To investigate how this happens, the researchers analyzed data from the COPA study (ClinicalTrials.gov Identifier: NCT02236039). In this study, healthy never-smokers were exposed to either PM2.5 for 2 hours or filtered air for 2 hours.
The researchers compared the transcriptional response to PM2.5 in patients from the COPA trial with the response in the mouse models, looking for common cytokines. IL-1β was upregulated in both species.
IL-1β is known to induce an AT2 progenitor state, and the researchers found that air pollution drives IL-1β expression from lung epithelium and alveolar macrophages. The researchers also found that IL-1β can mimic PM2.5 in a stem cell progenitor assay and overcome the need for pollutants.

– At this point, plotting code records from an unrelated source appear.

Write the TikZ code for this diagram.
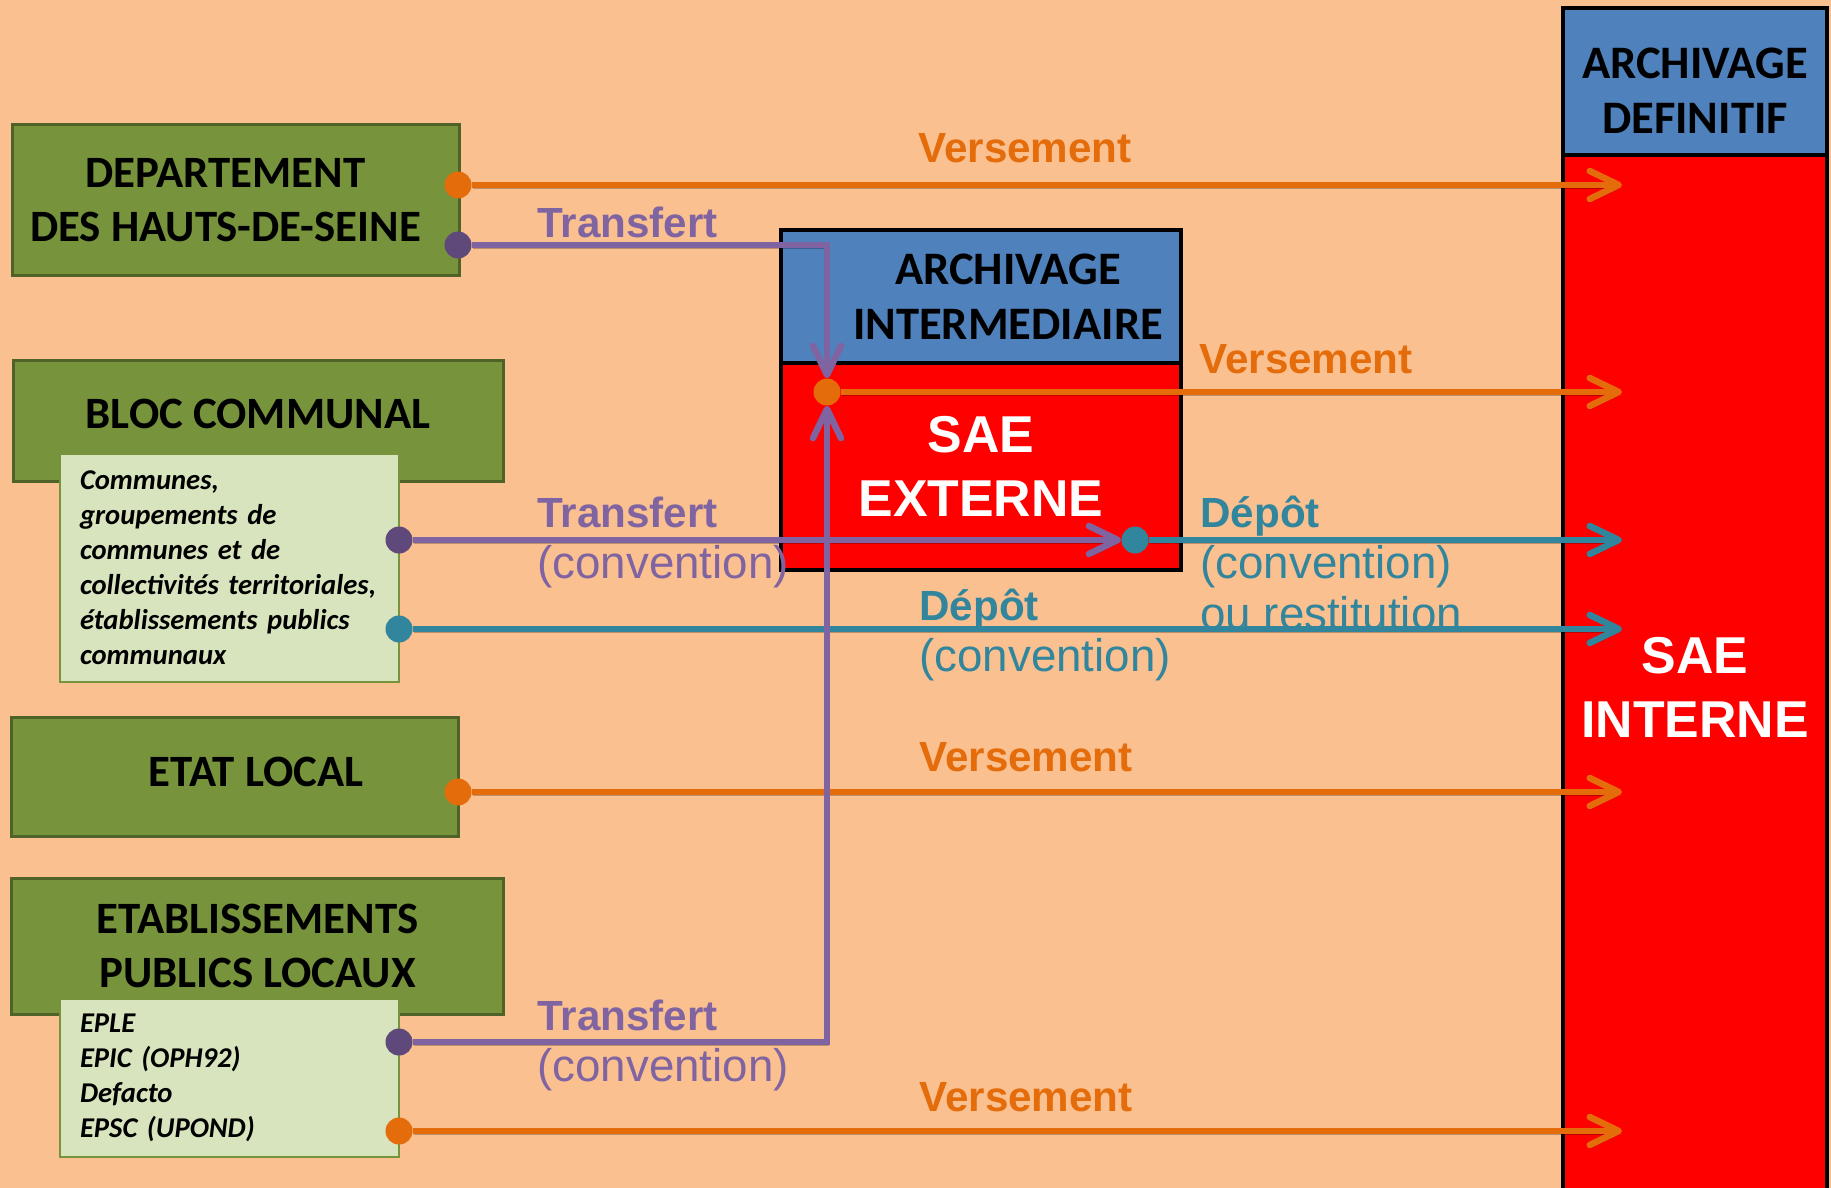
\documentclass[tikz,border=0pt]{standalone}
\usepackage{fontspec}
\setmainfont{Carlito}
\newfontfamily\arialfont{Liberation Sans}
\usepackage{xcolor}
\usetikzlibrary{arrows.meta, positioning}

\definecolor{fond}{HTML}{FAC090}
\definecolor{vert}{HTML}{77933C}
\definecolor{vertfonce}{HTML}{4F6228}
\definecolor{vertclair}{HTML}{D7E4BD}
\definecolor{bleu}{HTML}{4F81BD}
\definecolor{orangel}{HTML}{E46C0A}
\definecolor{violet}{HTML}{8064A2}
\definecolor{violetfonce}{HTML}{5F497A}
\definecolor{bleucanard}{HTML}{31859C}

\begin{document}
\begin{tikzpicture}[
    every node/.style={align=center},
    greentext/.style={font=\bfseries\fontsize{25.5}{30.5}\selectfont},
    headtext/.style={font=\bfseries\fontsize{26.5}{31.5}\selectfont},
    greenbox/.style={draw=vertfonce, line width=0.6mm, fill=vert, greentext},
    listbox/.style={draw=vert, line width=0.3mm, fill=vertclair, text width=5.98cm, align=left, inner xsep=0.4cm, font=\fontsize{16.3}{19.9}\selectfont\bfseries\itshape},
    headbox/.style={draw=black, line width=0.7mm, fill=bleu},
    saebox/.style={draw=black, line width=0.7mm, fill=red, text=white, font=\arialfont\bfseries\fontsize{29.5}{36}\selectfont},
    pastille/.style={circle, inner sep=0pt, minimum size=0.54cm},
    flux/.style={line width=0.13cm, preaction={draw=black, opacity=0.25, transform canvas={shift={(0.02,-0.06)}}}},
    fleche/.style={-{Straight Barb[length=0.58cm, width=0.56cm, round]}},
    lbl/.style={anchor=base west, inner sep=0pt, align=left, font=\arialfont\fontsize{26}{28.9}\selectfont},
    lblb/.style={lbl, font=\arialfont\bfseries\fontsize{24}{28.9}\selectfont}
]

% fond
\fill[fond] (0,0) rectangle (36.62,-23.76);
\useasboundingbox (0,0) rectangle (36.62,-23.76);

% archivage definitif
\node[headbox, minimum width=5.28cm, minimum height=2.94cm,
      label={[yshift=-0.18cm, headtext]center:{ARCHIVAGE\\DEFINITIF}}] (defHead) at (33.90,-1.63) {};
\node[saebox, minimum width=5.28cm, minimum height=21.3cm, below=-0.7mm of defHead] (defSae) {SAE\\INTERNE};

% archivage intermediaire
\node[headbox, minimum width=8.0cm, minimum height=2.66cm,
      label={[xshift=0.54cm, headtext]center:{ARCHIVAGE\\INTERMEDIAIRE}}] (interHead) at (19.62,-5.93) {};
\node[saebox, minimum width=8.0cm, minimum height=4.14cm, below=-0.7mm of interHead] (interSae) {SAE\\EXTERNE};

% producteurs
\node[greenbox, minimum width=8.94cm, minimum height=3.0cm,
      label={[xshift=-0.2cm, greentext]center:{DEPARTEMENT\\DES HAUTS-DE-SEINE}}] (dept) at (4.71,-4.0) {};
\node[greenbox, minimum width=9.8cm, minimum height=2.42cm,
      label={[yshift=0.14cm, greentext]center:BLOC COMMUNAL}] (bloc) at (5.16,-8.41) {};
\node[greenbox, minimum width=8.92cm, minimum height=2.38cm,
      label={[xshift=0.42cm, yshift=0.1cm, greentext]center:ETAT LOCAL}] (etat) at (4.70,-15.53) {};
\node[greenbox, minimum width=9.82cm, minimum height=2.72cm] (etab) at (5.15,-18.92) {ETABLISSEMENTS\\PUBLICS LOCAUX};

\node[listbox, minimum height=4.56cm] (blocList) at (4.59,-11.36) {Communes,\\groupements de\\communes et de\\collectivités territoriales,\\établissements publics\\communaux};
\node[listbox, minimum height=3.16cm] (etabList) at (4.59,-21.56) {EPLE\\EPIC (OPH92)\\Defacto\\EPSC (UPOND)};

% libelles des flux
\node[lblb, text=orangel] (lVersDept) at (18.36,-3.26) {Versement};
\node[lblb, text=violet] (lTransDept) at (10.74,-4.74) {Transfert};
\node[lblb, text=orangel] (lVersInter) at (23.98,-7.47) {Versement};
\node[lbl, text=violet] (lTransBloc) at (10.74,-11.56) {{\bfseries\fontsize{24}{28.9}\selectfont Transfert}\\(convention)};
\node[lbl, text=bleucanard] (lDepInter) at (24.00,-12.59) {{\bfseries\fontsize{24}{28.9}\selectfont Dépôt}\\(convention)\\ou restitution};
\node[lbl, text=bleucanard] (lDepBloc) at (18.38,-13.42) {{\bfseries\fontsize{24}{28.9}\selectfont Dépôt}\\(convention)};
\node[lblb, text=orangel] (lVersEtat) at (18.38,-15.43) {Versement};
\node[lbl, text=violet] (lTransEtab) at (10.74,-21.62) {{\bfseries\fontsize{24}{28.9}\selectfont Transfert}\\(convention)};
\node[lblb, text=orangel] (lVersEtab) at (18.38,-22.23) {Versement};

% points de depart
\node[pastille, fill=orangel] (deptV) at (9.16,-3.70) {};
\node[pastille, fill=violetfonce] (deptT) at (9.16,-4.90) {};
\node[pastille, fill=violetfonce] (blocT) at (7.98,-10.80) {};
\node[pastille, fill=bleucanard] (blocD) at (7.98,-12.58) {};
\node[pastille, fill=orangel] (etatV) at (9.16,-15.84) {};
\node[pastille, fill=violetfonce] (etabT) at (7.98,-20.84) {};
\node[pastille, fill=orangel] (etabV) at (7.98,-22.62) {};
\node[pastille, fill=orangel] (extV) at (16.54,-7.84) {};
\node[pastille, fill=bleucanard] (extD) at (22.70,-10.80) {};
\coordinate (tip) at (32.44,0);

% versements et depots vers le SAE interne
\draw[flux, fleche, orangel] (deptV) -- (deptV -| tip);
\draw[flux, fleche, orangel] (extV) -- (extV -| tip);
\draw[flux, fleche, bleucanard] (extD) -- (extD -| tip);
\draw[flux, fleche, bleucanard] (blocD) -- (blocD -| tip);
\draw[flux, fleche, orangel] (etatV) -- (etatV -| tip);
\draw[flux, fleche, orangel] (etabV) -- (etabV -| tip);

% transferts vers le SAE externe
\draw[flux, fleche, violet] (blocT) -- (extD);
\draw[flux, fleche, violet] (deptT) -| (extV.north);
\draw[flux, fleche, violet] (etabT) -| (extV.south);

\end{tikzpicture}
\end{document}
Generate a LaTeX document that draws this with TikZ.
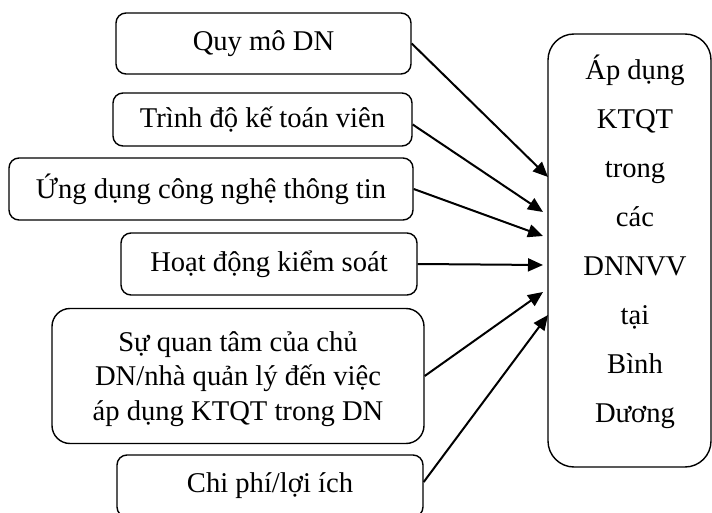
\documentclass[tikz,border=0pt]{standalone}
\usepackage{fontspec}
\setmainfont{Liberation Serif}
\usetikzlibrary{arrows.meta}
\begin{document}
\begin{tikzpicture}[x=1pt,y=-1pt,
  factor/.style={draw=black, line width=1.4pt, rounded corners=10pt, inner sep=0pt,
    font=\fontsize{28.6}{34.5}\selectfont, align=center},
  target/.style={draw=black, line width=1.4pt, rounded corners=26pt, inner sep=0pt},
  link/.style={line width=2pt, -{Triangle[length=15pt,width=13pt]}}]
\clip (0,0) rectangle (712,513);
\fill[white] (0,0) rectangle (712,513);
\node[factor, minimum width=295pt, minimum height=61pt] (b1) at (263.5,43.5) {Quy mô DN};
\node[factor, minimum width=299pt, minimum height=53pt] (b2) at (262.5,119.5) {Trình độ kế toán viên};
\node[factor, minimum width=404pt, minimum height=62pt] (b3) at (211,189) {Ứng dụng công nghệ thông tin};
\node[factor, minimum width=296pt, minimum height=62pt] (b4) at (269,264) {Hoạt động kiểm soát};
\node[factor, rounded corners=18pt, minimum width=372pt, minimum height=135pt] (b5) at (238,376) {};
\node[font=\fontsize{28.6}{34.5}\selectfont, align=center, inner sep=0pt] (b5t) at (238,379) {Sự quan tâm của chủ\\DN/nhà quản lý đến việc\\áp dụng KTQT trong DN};
\node[factor, minimum width=306pt, minimum height=62pt] (b6) at (270,486) {Chi phí/lợi ích};
\node[target, minimum width=163pt, minimum height=433pt] (r) at (629.5,250.5) {};
\node[font=\fontsize{28.6}{49}\selectfont, align=center, inner sep=0pt] (rt) at (635,242)
  {Áp dụng\\KTQT\\trong\\các\\DNNVV\\tại\\Bình\\Dương};
\coordinate (t1) at (548,177);
\coordinate (t2) at (543,212);
\coordinate (t3) at (543,236);
\coordinate (t4) at (543,265);
\coordinate (t5) at (543,292);
\coordinate (t6) at (548,315);
\draw[link] (b1.east) -- (t1);
\draw[link] ([yshift=-5pt]b2.east) -- (t2);
\draw[link] (b3.east) -- (t3);
\draw[link] (b4.east) -- (t4);
\draw[link] (b5.east) -- (t5);
\draw[link] ([yshift=4pt]b6.west -| b6.east) -- (t6);
\end{tikzpicture}
\end{document}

“So, clearly, IL-1β looks like it’s the smoking gun,” Dr Swanton said.
To test this theory, the researchers treated mice with an anti-IL-1β antibody during PM2.5 exposure. In mice with EGFR mutations who were exposed to PM2.5, the anti-IL-1β antibody “completely abrogated” tumor growth, Dr Swanton said.
This is consistent with findings from the CANTOS trial, which showed a reduction in lung cancer incidence in patients treated with the anti-IL1β antibody, canakinumab.2
Lastly, Dr Swanton and colleagues analyzed healthy lung tissue from human never-smokers and found that 15% of samples contained EGFR activating mutations (exons 18 to 21), and 53% of samples contained KRAS activating mutations (exons 2 to 3).1
“We found that driver mutations in EGFR and KRAS … are actually present in normal lung tissue and are a likely consequence of aging,” Dr Swanton explained in a statement.3
“In our research, these mutations alone only weakly potentiated cancer in laboratory models. However, when lung cells with these mutations were exposed to air pollutants, we saw more cancers and these occurred more quickly than when lung cells with these mutations were not exposed to pollutants, suggesting that air pollution promotes the initiation of lung cancer in cells harboring driver gene mutations. The next step is to discover why some lung cells with mutations become cancerous when exposed to pollutants while others don’t.”
Disclosures: Some of the study authors declared affiliations with biotech, pharmaceutical, and/or device companies. Please see the original references for a full list of disclosures.
References
- Swanton C, Hill W, Lim E, et al. Mechanism of action and an actionable inflammatory axis for air pollution induced non-small cell lung cancer: Towards molecular cancer prevention. Presented at ESMO 2022; September 9-13, 2022. Abstract LBA1.
- Ridker PM, MacFadyen JG, Thuren T et al. Effect of interleukin-1β inhibition with canakinumab on incident lung cancer in patients with atherosclerosis: Exploratory results from a randomised, double-blind, placebo-controlled trial. Lancet. 2017;390 (10105):1833-1842.
- Scientists discover how air pollution may trigger lung cancer in never-smokers. ESMO. News Release. Published September 10, 2022.